Supplied information:
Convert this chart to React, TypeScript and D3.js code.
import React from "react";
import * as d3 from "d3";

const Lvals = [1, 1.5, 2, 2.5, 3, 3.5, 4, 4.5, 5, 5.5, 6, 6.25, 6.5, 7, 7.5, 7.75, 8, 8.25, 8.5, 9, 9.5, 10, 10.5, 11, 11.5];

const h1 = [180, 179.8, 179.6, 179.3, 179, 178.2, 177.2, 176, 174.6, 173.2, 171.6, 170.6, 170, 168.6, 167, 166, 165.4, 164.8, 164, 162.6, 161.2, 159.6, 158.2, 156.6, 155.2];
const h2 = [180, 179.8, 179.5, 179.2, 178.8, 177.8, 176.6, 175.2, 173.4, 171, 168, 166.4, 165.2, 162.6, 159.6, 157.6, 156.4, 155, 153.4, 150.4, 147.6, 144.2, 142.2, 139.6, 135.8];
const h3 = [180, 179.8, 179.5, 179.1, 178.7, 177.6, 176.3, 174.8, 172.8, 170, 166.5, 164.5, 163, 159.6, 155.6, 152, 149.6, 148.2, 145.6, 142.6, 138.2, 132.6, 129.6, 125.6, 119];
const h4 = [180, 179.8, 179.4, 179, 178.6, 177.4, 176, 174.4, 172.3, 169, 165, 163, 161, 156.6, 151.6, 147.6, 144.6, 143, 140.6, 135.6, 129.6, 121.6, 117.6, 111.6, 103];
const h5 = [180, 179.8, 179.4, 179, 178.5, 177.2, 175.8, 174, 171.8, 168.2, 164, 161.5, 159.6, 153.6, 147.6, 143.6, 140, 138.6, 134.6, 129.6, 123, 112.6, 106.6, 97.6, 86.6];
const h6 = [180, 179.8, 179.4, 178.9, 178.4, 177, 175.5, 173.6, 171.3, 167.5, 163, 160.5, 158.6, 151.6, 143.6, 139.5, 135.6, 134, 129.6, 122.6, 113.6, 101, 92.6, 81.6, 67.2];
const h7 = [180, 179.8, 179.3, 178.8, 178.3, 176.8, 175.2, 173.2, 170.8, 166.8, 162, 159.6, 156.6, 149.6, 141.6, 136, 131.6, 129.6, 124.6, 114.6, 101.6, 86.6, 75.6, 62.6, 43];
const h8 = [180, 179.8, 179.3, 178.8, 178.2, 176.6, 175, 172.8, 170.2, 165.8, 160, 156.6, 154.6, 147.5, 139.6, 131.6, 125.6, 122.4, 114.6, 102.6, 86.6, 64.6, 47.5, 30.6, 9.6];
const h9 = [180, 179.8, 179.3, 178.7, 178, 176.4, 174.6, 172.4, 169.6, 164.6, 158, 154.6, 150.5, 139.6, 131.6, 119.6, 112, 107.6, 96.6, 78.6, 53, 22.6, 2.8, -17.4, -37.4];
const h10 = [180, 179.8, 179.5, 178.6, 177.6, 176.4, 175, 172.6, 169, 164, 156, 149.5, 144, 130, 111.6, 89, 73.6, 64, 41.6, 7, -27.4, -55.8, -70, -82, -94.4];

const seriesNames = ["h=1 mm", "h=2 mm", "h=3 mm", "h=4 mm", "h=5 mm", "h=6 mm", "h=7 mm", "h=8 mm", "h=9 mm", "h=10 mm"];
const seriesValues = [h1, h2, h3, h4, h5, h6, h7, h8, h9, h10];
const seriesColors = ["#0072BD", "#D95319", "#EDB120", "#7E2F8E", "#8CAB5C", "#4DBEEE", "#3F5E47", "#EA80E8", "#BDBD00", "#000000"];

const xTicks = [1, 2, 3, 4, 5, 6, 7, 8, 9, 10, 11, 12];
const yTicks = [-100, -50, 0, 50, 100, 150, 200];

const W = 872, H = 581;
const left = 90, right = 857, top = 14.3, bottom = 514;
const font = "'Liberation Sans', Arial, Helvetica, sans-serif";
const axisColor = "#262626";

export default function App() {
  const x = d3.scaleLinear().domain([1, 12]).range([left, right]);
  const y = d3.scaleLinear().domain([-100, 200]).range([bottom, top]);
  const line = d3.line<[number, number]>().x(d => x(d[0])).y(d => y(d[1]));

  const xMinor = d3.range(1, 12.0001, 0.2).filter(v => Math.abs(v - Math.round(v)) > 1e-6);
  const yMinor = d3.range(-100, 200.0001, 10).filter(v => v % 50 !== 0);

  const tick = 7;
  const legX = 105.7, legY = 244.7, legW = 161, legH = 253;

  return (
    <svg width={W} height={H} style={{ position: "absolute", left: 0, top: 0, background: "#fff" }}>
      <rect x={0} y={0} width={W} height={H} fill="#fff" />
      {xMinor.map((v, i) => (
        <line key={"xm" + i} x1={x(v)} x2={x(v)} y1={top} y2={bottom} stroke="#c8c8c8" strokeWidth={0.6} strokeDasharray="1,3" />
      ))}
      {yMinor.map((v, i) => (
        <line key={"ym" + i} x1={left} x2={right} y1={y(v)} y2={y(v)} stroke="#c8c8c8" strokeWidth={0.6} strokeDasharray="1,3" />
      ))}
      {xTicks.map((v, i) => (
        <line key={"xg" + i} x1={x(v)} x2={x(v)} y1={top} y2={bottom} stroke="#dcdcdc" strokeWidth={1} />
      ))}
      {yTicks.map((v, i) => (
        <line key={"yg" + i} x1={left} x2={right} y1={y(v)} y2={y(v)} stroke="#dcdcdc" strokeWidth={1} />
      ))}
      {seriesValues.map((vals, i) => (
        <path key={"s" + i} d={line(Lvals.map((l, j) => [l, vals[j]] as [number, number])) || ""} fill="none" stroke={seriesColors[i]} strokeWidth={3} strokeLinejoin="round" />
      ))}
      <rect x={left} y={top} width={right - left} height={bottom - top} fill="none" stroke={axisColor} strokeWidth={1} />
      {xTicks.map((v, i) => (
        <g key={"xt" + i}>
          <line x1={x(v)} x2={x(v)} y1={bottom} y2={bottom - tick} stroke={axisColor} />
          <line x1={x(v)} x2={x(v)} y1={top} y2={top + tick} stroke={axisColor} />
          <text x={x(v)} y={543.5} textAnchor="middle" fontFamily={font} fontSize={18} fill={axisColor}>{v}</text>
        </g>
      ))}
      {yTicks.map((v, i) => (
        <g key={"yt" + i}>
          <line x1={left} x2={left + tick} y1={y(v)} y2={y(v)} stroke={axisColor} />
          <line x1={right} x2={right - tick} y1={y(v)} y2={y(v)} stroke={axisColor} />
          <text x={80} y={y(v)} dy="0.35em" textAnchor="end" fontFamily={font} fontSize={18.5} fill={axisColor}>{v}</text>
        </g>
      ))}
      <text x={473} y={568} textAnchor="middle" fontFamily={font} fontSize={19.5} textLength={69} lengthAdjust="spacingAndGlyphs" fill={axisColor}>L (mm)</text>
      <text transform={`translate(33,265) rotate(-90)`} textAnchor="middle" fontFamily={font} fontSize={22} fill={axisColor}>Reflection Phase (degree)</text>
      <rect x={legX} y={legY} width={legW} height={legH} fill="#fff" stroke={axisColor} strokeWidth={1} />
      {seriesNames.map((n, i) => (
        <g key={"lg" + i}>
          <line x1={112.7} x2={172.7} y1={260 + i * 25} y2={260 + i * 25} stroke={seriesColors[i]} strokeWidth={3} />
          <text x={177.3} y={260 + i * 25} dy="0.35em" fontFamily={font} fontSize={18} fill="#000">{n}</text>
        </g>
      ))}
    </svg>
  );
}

Work instructions: Type out the whole listing above again, exactly as it stands.

Exercise result:
Convert this chart to React, TypeScript and D3.js code.
import React from "react";
import * as d3 from "d3";

const Lvals = [1, 1.5, 2, 2.5, 3, 3.5, 4, 4.5, 5, 5.5, 6, 6.25, 6.5, 7, 7.5, 7.75, 8, 8.25, 8.5, 9, 9.5, 10, 10.5, 11, 11.5];

const h1 = [180, 179.8, 179.6, 179.3, 179, 178.2, 177.2, 176, 174.6, 173.2, 171.6, 170.6, 170, 168.6, 167, 166, 165.4, 164.8, 164, 162.6, 161.2, 159.6, 158.2, 156.6, 155.2];
const h2 = [180, 179.8, 179.5, 179.2, 178.8, 177.8, 176.6, 175.2, 173.4, 171, 168, 166.4, 165.2, 162.6, 159.6, 157.6, 156.4, 155, 153.4, 150.4, 147.6, 144.2, 142.2, 139.6, 135.8];
const h3 = [180, 179.8, 179.5, 179.1, 178.7, 177.6, 176.3, 174.8, 172.8, 170, 166.5, 164.5, 163, 159.6, 155.6, 152, 149.6, 148.2, 145.6, 142.6, 138.2, 132.6, 129.6, 125.6, 119];
const h4 = [180, 179.8, 179.4, 179, 178.6, 177.4, 176, 174.4, 172.3, 169, 165, 163, 161, 156.6, 151.6, 147.6, 144.6, 143, 140.6, 135.6, 129.6, 121.6, 117.6, 111.6, 103];
const h5 = [180, 179.8, 179.4, 179, 178.5, 177.2, 175.8, 174, 171.8, 168.2, 164, 161.5, 159.6, 153.6, 147.6, 143.6, 140, 138.6, 134.6, 129.6, 123, 112.6, 106.6, 97.6, 86.6];
const h6 = [180, 179.8, 179.4, 178.9, 178.4, 177, 175.5, 173.6, 171.3, 167.5, 163, 160.5, 158.6, 151.6, 143.6, 139.5, 135.6, 134, 129.6, 122.6, 113.6, 101, 92.6, 81.6, 67.2];
const h7 = [180, 179.8, 179.3, 178.8, 178.3, 176.8, 175.2, 173.2, 170.8, 166.8, 162, 159.6, 156.6, 149.6, 141.6, 136, 131.6, 129.6, 124.6, 114.6, 101.6, 86.6, 75.6, 62.6, 43];
const h8 = [180, 179.8, 179.3, 178.8, 178.2, 176.6, 175, 172.8, 170.2, 165.8, 160, 156.6, 154.6, 147.5, 139.6, 131.6, 125.6, 122.4, 114.6, 102.6, 86.6, 64.6, 47.5, 30.6, 9.6];
const h9 = [180, 179.8, 179.3, 178.7, 178, 176.4, 174.6, 172.4, 169.6, 164.6, 158, 154.6, 150.5, 139.6, 131.6, 119.6, 112, 107.6, 96.6, 78.6, 53, 22.6, 2.8, -17.4, -37.4];
const h10 = [180, 179.8, 179.5, 178.6, 177.6, 176.4, 175, 172.6, 169, 164, 156, 149.5, 144, 130, 111.6, 89, 73.6, 64, 41.6, 7, -27.4, -55.8, -70, -82, -94.4];

const seriesNames = ["h=1 mm", "h=2 mm", "h=3 mm", "h=4 mm", "h=5 mm", "h=6 mm", "h=7 mm", "h=8 mm", "h=9 mm", "h=10 mm"];
const seriesValues = [h1, h2, h3, h4, h5, h6, h7, h8, h9, h10];
const seriesColors = ["#0072BD", "#D95319", "#EDB120", "#7E2F8E", "#8CAB5C", "#4DBEEE", "#3F5E47", "#EA80E8", "#BDBD00", "#000000"];

const xTicks = [1, 2, 3, 4, 5, 6, 7, 8, 9, 10, 11, 12];
const yTicks = [-100, -50, 0, 50, 100, 150, 200];

const W = 872, H = 581;
const left = 90, right = 857, top = 14.3, bottom = 514;
const font = "'Liberation Sans', Arial, Helvetica, sans-serif";
const axisColor = "#262626";

export default function App() {
  const x = d3.scaleLinear().domain([1, 12]).range([left, right]);
  const y = d3.scaleLinear().domain([-100, 200]).range([bottom, top]);
  const line = d3.line<[number, number]>().x(d => x(d[0])).y(d => y(d[1]));

  const xMinor = d3.range(1, 12.0001, 0.2).filter(v => Math.abs(v - Math.round(v)) > 1e-6);
  const yMinor = d3.range(-100, 200.0001, 10).filter(v => v % 50 !== 0);

  const tick = 7;
  const legX = 105.7, legY = 244.7, legW = 161, legH = 253;

  return (
    <svg width={W} height={H} style={{ position: "absolute", left: 0, top: 0, background: "#fff" }}>
      <rect x={0} y={0} width={W} height={H} fill="#fff" />
      {xMinor.map((v, i) => (
        <line key={"xm" + i} x1={x(v)} x2={x(v)} y1={top} y2={bottom} stroke="#c8c8c8" strokeWidth={0.6} strokeDasharray="1,3" />
      ))}
      {yMinor.map((v, i) => (
        <line key={"ym" + i} x1={left} x2={right} y1={y(v)} y2={y(v)} stroke="#c8c8c8" strokeWidth={0.6} strokeDasharray="1,3" />
      ))}
      {xTicks.map((v, i) => (
        <line key={"xg" + i} x1={x(v)} x2={x(v)} y1={top} y2={bottom} stroke="#dcdcdc" strokeWidth={1} />
      ))}
      {yTicks.map((v, i) => (
        <line key={"yg" + i} x1={left} x2={right} y1={y(v)} y2={y(v)} stroke="#dcdcdc" strokeWidth={1} />
      ))}
      {seriesValues.map((vals, i) => (
        <path key={"s" + i} d={line(Lvals.map((l, j) => [l, vals[j]] as [number, number])) || ""} fill="none" stroke={seriesColors[i]} strokeWidth={3} strokeLinejoin="round" />
      ))}
      <rect x={left} y={top} width={right - left} height={bottom - top} fill="none" stroke={axisColor} strokeWidth={1} />
      {xTicks.map((v, i) => (
        <g key={"xt" + i}>
          <line x1={x(v)} x2={x(v)} y1={bottom} y2={bottom - tick} stroke={axisColor} />
          <line x1={x(v)} x2={x(v)} y1={top} y2={top + tick} stroke={axisColor} />
          <text x={x(v)} y={543.5} textAnchor="middle" fontFamily={font} fontSize={18} fill={axisColor}>{v}</text>
        </g>
      ))}
      {yTicks.map((v, i) => (
        <g key={"yt" + i}>
          <line x1={left} x2={left + tick} y1={y(v)} y2={y(v)} stroke={axisColor} />
          <line x1={right} x2={right - tick} y1={y(v)} y2={y(v)} stroke={axisColor} />
          <text x={80} y={y(v)} dy="0.35em" textAnchor="end" fontFamily={font} fontSize={18.5} fill={axisColor}>{v}</text>
        </g>
      ))}
      <text x={473} y={568} textAnchor="middle" fontFamily={font} fontSize={19.5} textLength={69} lengthAdjust="spacingAndGlyphs" fill={axisColor}>L (mm)</text>
      <text transform={`translate(33,265) rotate(-90)`} textAnchor="middle" fontFamily={font} fontSize={22} fill={axisColor}>Reflection Phase (degree)</text>
      <rect x={legX} y={legY} width={legW} height={legH} fill="#fff" stroke={axisColor} strokeWidth={1} />
      {seriesNames.map((n, i) => (
        <g key={"lg" + i}>
          <line x1={112.7} x2={172.7} y1={260 + i * 25} y2={260 + i * 25} stroke={seriesColors[i]} strokeWidth={3} />
          <text x={177.3} y={260 + i * 25} dy="0.35em" fontFamily={font} fontSize={18} fill="#000">{n}</text>
        </g>
      ))}
    </svg>
  );
}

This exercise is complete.